GoD: when you were looking inside what sparked your memory, of any of the articles inside, reminiscences. What got you thinking of all these memories?
FC: Yeah. The layout was. We had a very special hat department inside the door I’ll always remember. I spent most of my time in the men’s outfitting they called it. The layout was different. All the stuff was in drawers. Today stuff is on the racks. It is hanging everywhere. But that time, a person came in for socks or anything you had to pull out a drawer and they’d pick and choose. The display was different. And you had these long mahogany counters. And I remember the hat department. While you got some lovely customers, you’d get some, those days, you’d get some very troublesome people. Over the years they became known, and they became known from other shops. We’d see them coming along, maybe down the stairs or coming up the store and we could always duck into the hat department and get away from them. We had great hideouts. Sometimes we could even manage to duck the boss if we saw him on the war path. The layout was better from that point of view. Everything is more open now, you couldn’t get away with anything. There was more crack as well. There was more jokes and playing pranks on people than there is today.

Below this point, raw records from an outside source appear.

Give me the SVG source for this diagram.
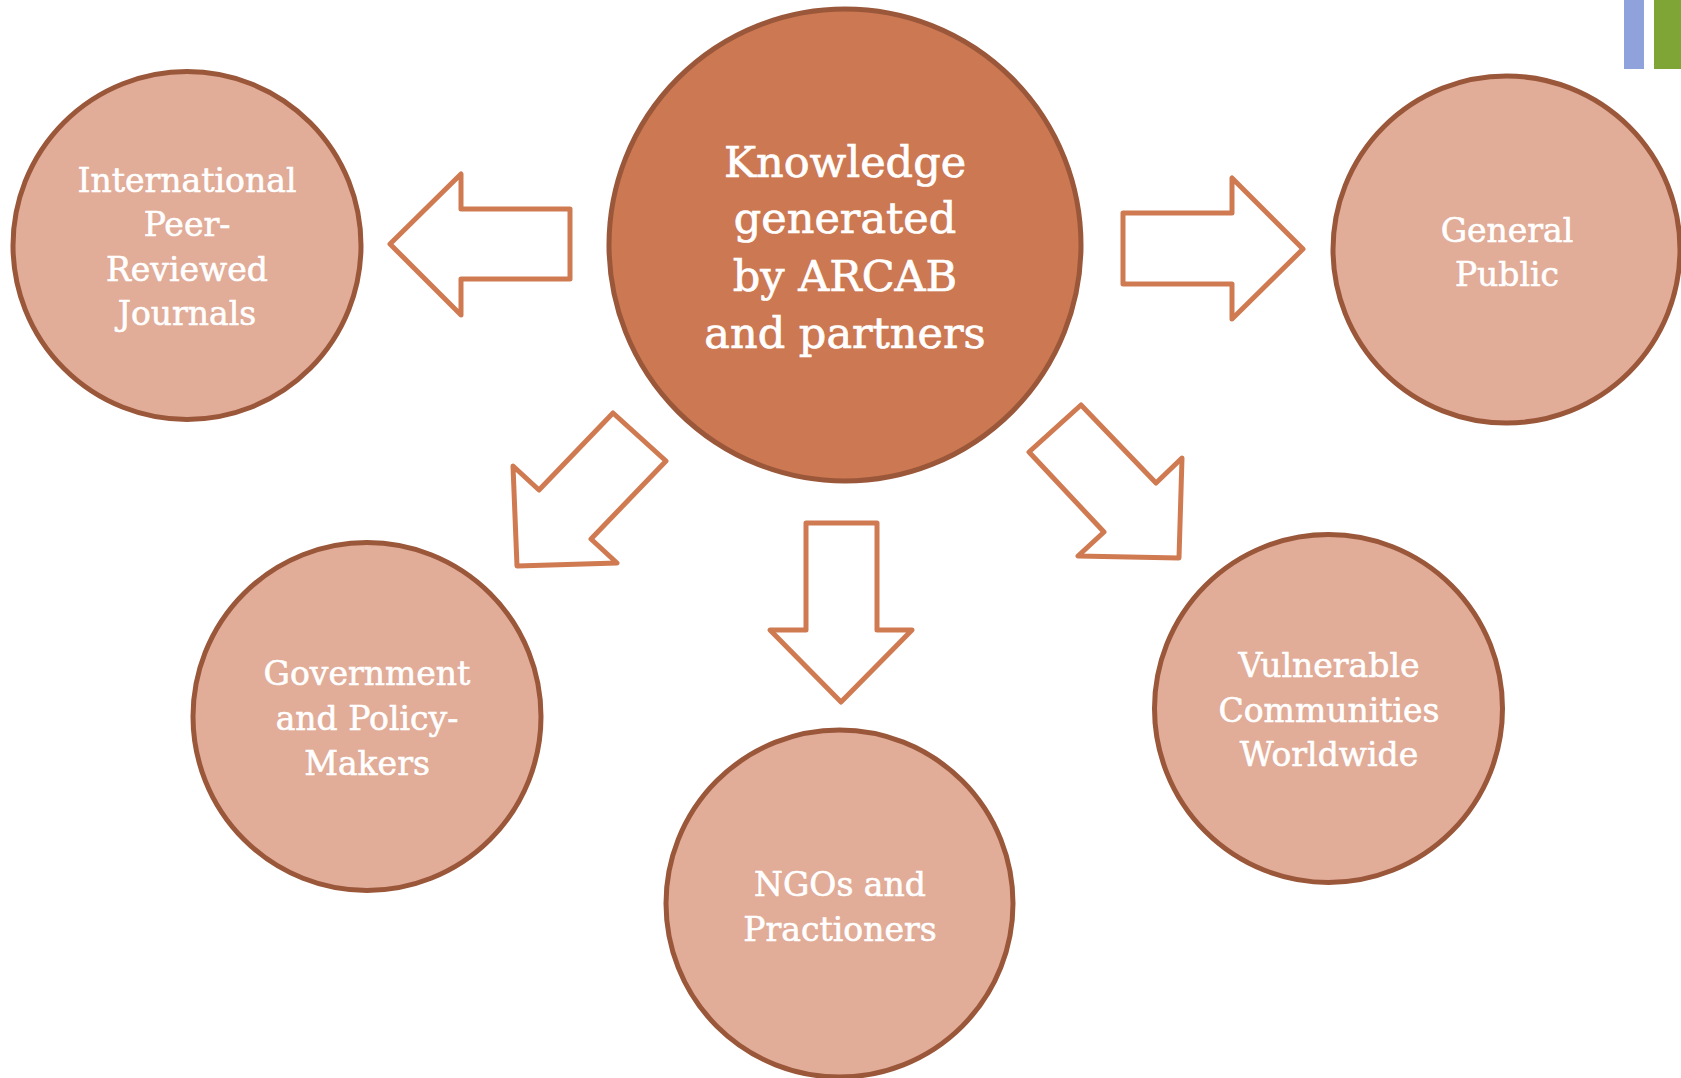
<svg xmlns="http://www.w3.org/2000/svg" width="1681" height="1078" viewBox="0 0 1681 1078">
<style>
.outer{fill:#E1AC98;stroke:#9A573A;stroke-width:5}
.center{fill:#CC7852;stroke:#9A573A;stroke-width:5}
.arrow{fill:#FFFFFF;stroke:#D07A52;stroke-width:5;stroke-linejoin:round}
.t{font-family:"DejaVu Serif","Liberation Serif",serif;fill:#FFFFFF;stroke:#FFFFFF;stroke-width:0.6;text-anchor:middle;font-size:33px}
.tc{font-family:"DejaVu Serif","Liberation Serif",serif;fill:#FFFFFF;stroke:#FFFFFF;stroke-width:0.7;text-anchor:middle;font-size:43px}
</style>
<rect width="1681" height="1078" fill="#FFFFFF"/>
<rect x="1624" y="0" width="20" height="69" fill="#8FA2DB"/>
<rect x="1654" y="0" width="27" height="69" fill="#7FA537"/>
<g id="connectors">
<polygon class="arrow" points="390,244 461,174 461,209 570,209 570,279 461,279 461,315"/>
<polygon class="arrow" points="1303,249 1232,178 1232,213 1123,213 1123,284 1232,284 1232,319"/>
<polygon class="arrow" points="613,413 666,461 591,539 617,563 517,566 513,466 539,490"/>
<polygon class="arrow" points="806,523 877,523 877,630 912,630 841,702 770,630 806,630"/>
<polygon class="arrow" points="1081,405 1029,452 1104,532 1078,556 1179,558 1182,458 1156,483"/>
</g>
<g id="node-center">
<circle class="center" cx="845" cy="245" r="236"/>
<text class="tc" x="845" y="177">Knowledge</text>
<text class="tc" x="845" y="233">generated</text>
<text class="tc" x="845" y="291">by ARCAB</text>
<text class="tc" x="845" y="348">and partners</text>
</g>
<g id="node-journals">
<circle class="outer" cx="187" cy="245.5" r="174"/>
<text class="t" x="187" y="192">International</text>
<text class="t" x="187" y="236">Peer-</text>
<text class="t" x="187" y="281">Reviewed</text>
<text class="t" x="187" y="325">Journals</text>
</g>
<g id="node-public">
<circle class="outer" cx="1506.5" cy="249.5" r="173.5"/>
<text class="t" x="1507" y="242">General</text>
<text class="t" x="1507" y="286">Public</text>
</g>
<g id="node-government">
<circle class="outer" cx="367" cy="716.5" r="174"/>
<text class="t" x="367" y="685">Government</text>
<text class="t" x="367" y="730">and Policy-</text>
<text class="t" x="367" y="775">Makers</text>
</g>
<g id="node-ngos">
<circle class="outer" cx="839.5" cy="903.5" r="173.5"/>
<text class="t" x="840" y="896">NGOs and</text>
<text class="t" x="840" y="941">Practioners</text>
</g>
<g id="node-vulnerable">
<circle class="outer" cx="1328.5" cy="708.5" r="174"/>
<text class="t" x="1329" y="677">Vulnerable</text>
<text class="t" x="1329" y="722">Communities</text>
<text class="t" x="1329" y="766">Worldwide</text>
</g>
</svg>
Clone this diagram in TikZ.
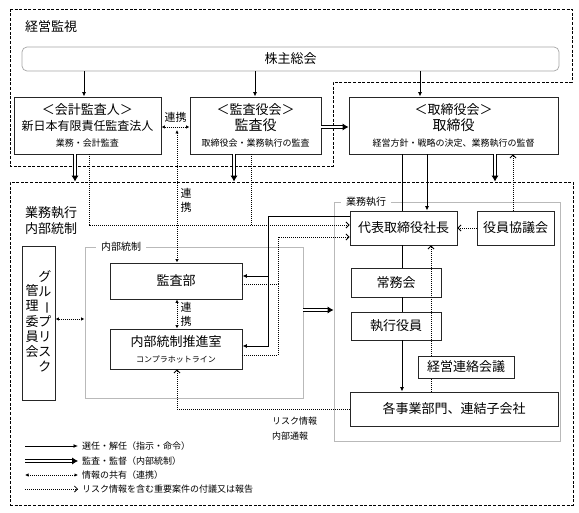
\documentclass[tikz,border=0pt]{standalone}
\usepackage{fontspec}
\setmainfont{Noto Sans CJK JP}
\usepackage{tikz}
\usetikzlibrary{arrows.meta}
\newcommand{\jfs}[2]{\fontsize{#1}{#2}\selectfont}

\begin{document}
\begin{tikzpicture}[
    x=1pt, y=-1pt,
    unitbox/.style={draw=black!85, line width=0.9pt, fill=white, inner sep=0pt, align=center, font=\jfs{13}{16}},
    zone/.style={draw, dash pattern=on 3pt off 1.6pt, line width=0.9pt, inner sep=0pt},
    panel/.style={draw=gray!55, line width=0.9pt, inner sep=0pt},
    paneltag/.style={fill=white, inner xsep=5pt, inner ysep=1pt, font=\jfs{10}{12}},
    zonetitle/.style={inner sep=0pt, align=left, font=\jfs{13}{16}},
    caption/.style={inner sep=0pt, align=left, font=\jfs{9}{15}},
    tagv/.style={inner sep=0pt, align=center, font=\jfs{11}{14}},
    link/.style={line width=0.9pt},
    elect/.style={line width=0.9pt, -{Latex[length=4.5pt,width=4pt]}},
    superv/.style={draw=white, line width=1.6pt, -{Latex[length=6pt,width=7.5pt,color=black,fill=black]},
        preaction={draw=black, line width=3.6pt, arrows=-, shorten >=5pt}},
    share/.style={dash pattern=on 0.8pt off 1.2pt, line width=0.8pt, {Latex[length=3.5pt,width=3.5pt]}-{Latex[length=3.5pt,width=3.5pt]}},
    report/.style={dash pattern=on 0.8pt off 1.2pt, line width=0.8pt, -{Straight Barb[length=3pt,width=6pt]}},
    reportline/.style={dash pattern=on 0.8pt off 1.2pt, line width=0.8pt}
]
    \useasboundingbox (0,0) rectangle (579,513);

    % Zones
    \draw[zone] (10,9) -- (572,9) -- (572,82) -- (333,82) -- (333,166) -- (10,166) -- cycle;
    \node[zone, minimum width=563, minimum height=323] (execzone) at (291.5,343.5) {};
    \node[panel, minimum width=218, minimum height=151] (ctrlpanel) at (194,322.5) {};
    \node[panel, minimum width=226, minimum height=239] (execpanel) at (447,321.5) {};
    \node[paneltag] at (121,247) {内部統制};
    \node[paneltag] at (366,202) {業務執行};
    \node[zonetitle, anchor=west] at (25,27) {経営監視};
    \node[zonetitle, anchor=west] at (25,221) {業務執行\\内部統制};

    % Main entities
    \node[unitbox, draw=gray!70, line width=0.7pt, rounded corners=5pt, minimum width=537, minimum height=24] (meeting) at (290.5,59) {株主総会};
    \node[unitbox, minimum width=147, minimum height=57] (auditor) at (87.5,125.5) {＜会計監査人＞\\{\jfs{12}{16}新日本有限責任監査法人}\\{\jfs{9}{12}業務・会計監査}};
    \node[unitbox, minimum width=131, minimum height=57] (kansa) at (255.5,125.5) {＜監査役会＞\\{\jfs{14}{16}監査役}\\{\jfs{9}{12}取締役会・業務執行の監査}};
    \node[unitbox, minimum width=209, minimum height=57] (board) at (453.5,125.5) {＜取締役会＞\\{\jfs{14}{16}取締役}\\{\jfs{9}{12}経営方針・戦略の決定、業務執行の監督}};
    \node[unitbox, minimum width=107, minimum height=34] (president) at (403.5,228) {代表取締役社長};
    \node[unitbox, minimum width=77, minimum height=34] (council) at (515.5,228) {役員協議会};
    \node[unitbox, minimum width=90, minimum height=29] (managing) at (396,282.5) {常務会};
    \node[unitbox, minimum width=90, minimum height=28] (officers) at (396,326) {執行役員};
    \node[unitbox, minimum width=208, minimum height=34] (divisions) at (454,409) {各事業部門、連結子会社};
    \node[unitbox, minimum width=132, minimum height=36] (auditdept) at (176,281) {監査部};
    \node[unitbox, minimum width=132, minimum height=40] (compliance) at (176,349) {内部統制推進室\\{\jfs{8}{11}コンプラホットライン}};
    \node[unitbox, minimum width=33, minimum height=154, font=\jfs{13}{15}] (riskcomm) at (38.5,323) {\begin{tabular}[c]{@{}c@{}}管\\理\\委\\員\\会\end{tabular}\begin{tabular}[c]{@{}c@{}}グ\\ル\\\rotatebox[origin=c]{-90}{ー}\\プ\\リ\\ス\\ク\end{tabular}};

    % Relationships
    \draw[elect] (meeting.south -| 84,0) -- (auditor.north -| 84,0);
    \draw[elect] (meeting.south -| 255,0) -- (kansa.north -| 255,0);
    \draw[elect] (meeting.south -| 420,0) -- (board.north -| 420,0);
    \draw[share] (auditor.east |- 0,127) -- (kansa.west |- 0,127) node[midway, yshift=10pt, tagv] {連携};
    \draw[superv] (kansa.east |- 0,127) -- (board.west |- 0,127);
    \coordinate (kansalink) at (177,130);
    \draw[share] (kansalink) -- (auditdept.north -| 177,0);
    \node[tagv] at (186,200) {連\\携};
    \draw[share] (auditdept.south -| 177,0) -- (compliance.north -| 177,0);
    \node[tagv] at (186,314) {連\\携};
    \draw[superv] (auditor.south -| 75,0) -- (execzone.north -| 75,0);
    \draw[superv] (kansa.south -| 234,0) -- (execzone.north -| 234,0);
    \draw[superv] (board.south -| 495,0) -- (execzone.north -| 495,0);
    \draw[report] (auditor.south -| 89,0) |- (president.west |- 0,225);
    \draw[reportline] (kansa.south -| 251,0) -- ++(0,71);

    \draw[elect] (board.south -| 427,0) -- (president.north -| 427,0);
    \draw[link] (board.south -| 402,0) -- (president.north -| 402,0);
    \draw[link] (president.south -| 402,0) -- (managing.north -| 402,0);
    \draw[link] (managing.south -| 402,0) -- (officers.north -| 402,0);
    \draw[elect] (officers.south -| 402,0) -- (divisions.north -| 402,0);
    \draw[report] (council.north -| 513,0) -- (board.south -| 513,0);
    \draw[report] (council.west) -- (president.east);
    \draw[report] (divisions.north -| 431,0) -- (president.south -| 431,0);
    \node[unitbox, minimum width=96, minimum height=22] (liaison) at (466,367) {経営連絡会議};

    \coordinate (cmdjoint) at (268,276);
    \draw[elect] (president.west |- 0,216) -| (cmdjoint) -- (auditdept.east |- cmdjoint);
    \draw[elect] (cmdjoint) |- (compliance.east |- 0,346);
    \coordinate (rptjoint) at (278,284);
    \draw[report] (auditdept.east |- rptjoint) -- (rptjoint) |- (president.west |- 0,237);
    \draw[reportline] (compliance.east |- 0,355) -| (rptjoint);
    \draw[report] (divisions.west) -| (compliance.south -| 177,0);
    \draw[share] (riskcomm.east |- 0,319) -- (ctrlpanel.west |- 0,319);
    \draw[superv] (ctrlpanel.east |- 0,310) -- (execpanel.west |- 0,310);
    \node[caption, anchor=west] at (272,429) {リスク情報\\内部通報};

    % Legend
    \coordinate (key1) at (25,446);
    \coordinate (key2) at (25,461);
    \coordinate (key3) at (25,475);
    \coordinate (key4) at (25,489);
    \node[caption, anchor=west] (key1t) at (82,446) {選任・解任（指示・命令）};
    \node[caption, anchor=west] (key2t) at (82,461) {監査・監督（内部統制）};
    \node[caption, anchor=west] (key3t) at (82,475) {情報の共有（連携）};
    \node[caption, anchor=west] (key4t) at (82,489) {リスク情報を含む重要案件の付議又は報告};
    \draw[elect] (key1) -- ([xshift=-4pt]key1t.west);
    \draw[superv] (key2) -- ([xshift=-4pt]key2t.west);
    \draw[share] (key3) -- ([xshift=-4pt]key3t.west);
    \draw[report] (key4) -- ([xshift=-4pt]key4t.west);
\end{tikzpicture}
\end{document}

My father, God rest him, told me a story that in the early days in the Arcade, well before my time now, or your time, of course, they used to sleep in there. They had a dormitory, especially for fellas coming up from the country. And they’d great fun when fellas would come up from the country. One fella, pretending to be a doctor and he’d be examining and you know and all this. But there was one story told, that they used to go to bed at night. And it was almost like a boarding school. The supervisor would come along with a torch to make sure they were all in bed. Apparently one night one fella ducked out to a dance, and the authorities didn’t know anything about it. They dressed up one of the dummies and put it into his bed in the dormitory. Your man came back from the dance, got into his bed and nothing was known about it. That was one of the funny stories I heard. So, that is as much as I can tell you.
GoD: Ah, that’s brilliant. That’s great. Thanks ever so much.